I know it's naive of me to say/ask, but this question -- what is the meaning and purpose of the mitzvot and of Jewish practices and rituals more generally -- has bugged me for as many years as I can remember thinking about Judaism.  In some sense this is surprising:  Being a born and bred RJ, this just isn't a question that gets asked too much.  Of course the Torah is a human-authored work.  Of course God didn't tell us do these things, don't do these things, etc.  Of course the main question should be what has meaning to me rather than what does God want me to do.

But where does this leave us?

Don't get me wrong, I'm not going frum; for many reasons I'm perfectly happy to identify myself as a RJ.  For reals.  And yet...the more I look at certain things, the more unsatisfied I get.  It's not something that more observance or becoming a BT would help.  There's just too much Jewish stuff I can't agree with or be a part of no matter what explanations are given.  The dissatisfaction stems from following the logic:  Choice is important to me in terms of what I observe and what I don't observe; but once I start picking and choosing, why this and not that?  What if we all pick and choose this and not that?  Then what becomes the basis of what we are?  If, at the bottom, mitzvot are just socio-cultural artifacts, then it really doesn't matter which I do and which I don't.  But then what does it mean to be a Jew? 

This is the flip-side of the lo bashamayyim he story, at least as I understand it:  God says, in effect, I have given the Torah to human beings, and now I'm out of the interpretation business -- it's up to them.  Therefore, while Torah may no longer be in the heavens, it certainly came from the heavens.  But I can't believe this in any literal sense.  It didn't come from the heavens; it was written by (divinely?) inspired human beings trying to make sense of their place in the world.  The problem is that it's not really honest for me to accept lo bashamayyim he when I don't accept min hashamayyim ba, right?

Wednesday, December 2, 2009

What's in The Name?

When my wife -- my girlfriend at the time -- and I were involved in the 92nd Street Y's Derekh Torah class, a 30-week class designed for (mostly) interfaith couples to explore Judaism together, one week the Rabbi teaching the class gave us a list of names by which, well, You-Know-Who, is referred to in the Torah, in speech, and elsewhere.  The list was long, a lot longer than I would have guessed, and the discussion we had was really spirited.  Different names spoke to different people for different reasons.  (My favorite was HaMakom.)

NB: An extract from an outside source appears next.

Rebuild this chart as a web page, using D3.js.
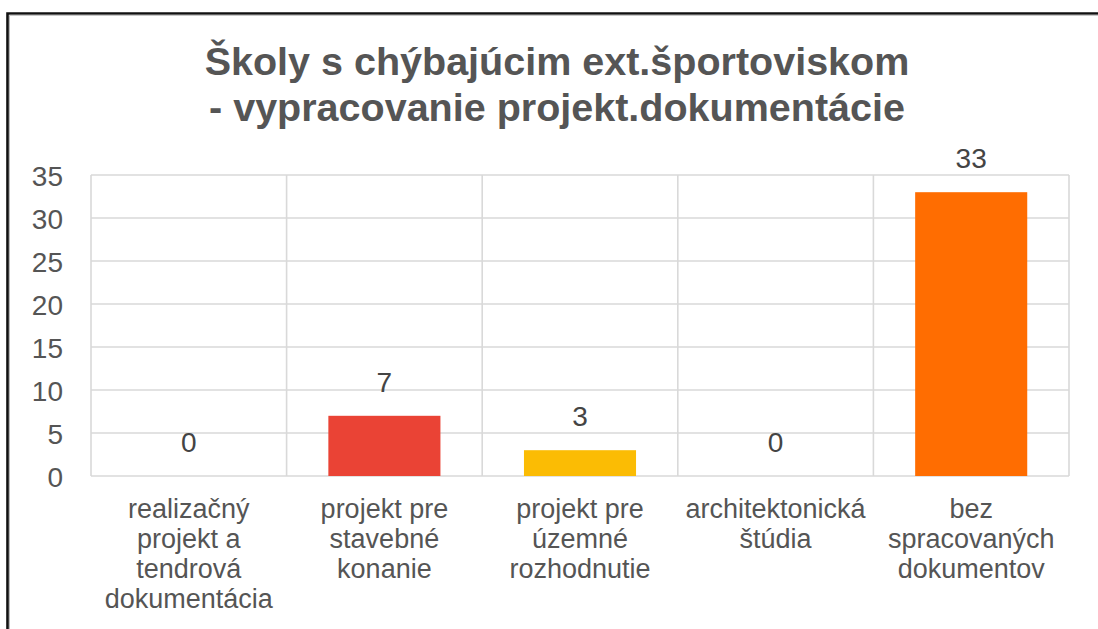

Having spent the last several weeks perusing the Jewish blogosphere, though, I'm a bit unsure as to how I should handle "The Name."  I don't want to offend, but I don't want to violate my own beliefs either.  It seems to me that You-Know-Who is almost always mentioned by certain names but not others.  HaShem comes to mind.  Frankly, I dislike using the term.  I understand some of the reasons why it's used, but it seems silly.  Not as silly as using the ridiculous locution G-dash-d, but pretty close.  I understand the point point of respecting The Name, in the sense that names and reputation are connected.  But in a very fundamental sense, the name is not the thing, and particularly so in the case of You-Know-Who.  We may be created in You-Know-Who's image, but as I understand it, HaShem (!) is entirely beyond our ability to comprehend much less describe.  So why the fetish with the words?  Especially given all the different names that are used in various sources, what's the point?

It seems to me that not using the G-word, A-word, or the Whatever Words One Isn't Supposed to Use is simply a way to distinguish or differentiate one's self from the less religious. 

I have a couple of friends who are becoming more religious.  One is kind of BT, the other not so much, but still, he's becoming more observant.  Both of them recently started saying HaShem all the time in place of the G-word.  For some reason I find this highly annoying.  God is God is Adonai, is YHVH...what's the difference?  In Islam, Allah is Allah.  Sure, there are 99 other words used sometimes to refer to Allah, but the word itself -- Allah -- means God.  Everywhere you go, it's al-hamdu lillah -- All praise to God!  No batting around the bush.

Relatedly, the folks at jewfaq.org say that the prohibition against writing God's name is because it might accidentally get defaced.  To wit,

The commandment not to erase or deface the name of God comes from Deut. 12:3. In that passage, the people are commanded that when they take over the promised land, they should destroy all things related to the idolatrous religions of that region, and should utterly destroy the names of the local deities. Immediately afterwards, we are commanded not to do the same to our God. From this, the rabbis inferred that we are commanded not to destroy any holy thing, and not to erase or deface a Name of God.

It is worth noting that this prohibition against erasing or defacing Names of God applies only to Names that are written in some kind of permanent form, and recent rabbinical decisions have held that writing on a computer is not a permanent form, thus it is not a violation to type God's Name into a computer and then backspace over it or cut and paste it, or copy and delete files with God's Name in them. However, once you print the document out, it becomes a permanent form. That is why observant Jews avoid writing a Name of God on web sites like this one or in newsgroup messages: because there is a risk that someone else will print it out and deface it.
This is pure silliness if you ask me.  The Torah tells us that things relating to other gods should be destroyed because they are idolatrous, and then the Rabbis turn around and constitute the name of God as an idol -- as a thing that can't be mistreated, mis-said, thrown away or so on.  Devarim 12:4-5 -- the following verses -- say "Do not worship the LORD your God in like manner, but look only to the site that the LORD your God will choose amidst all your tribes as His habitaiton, to establish his name there.  There you are to go..."

What does any of this have to do with not saying God's name?!?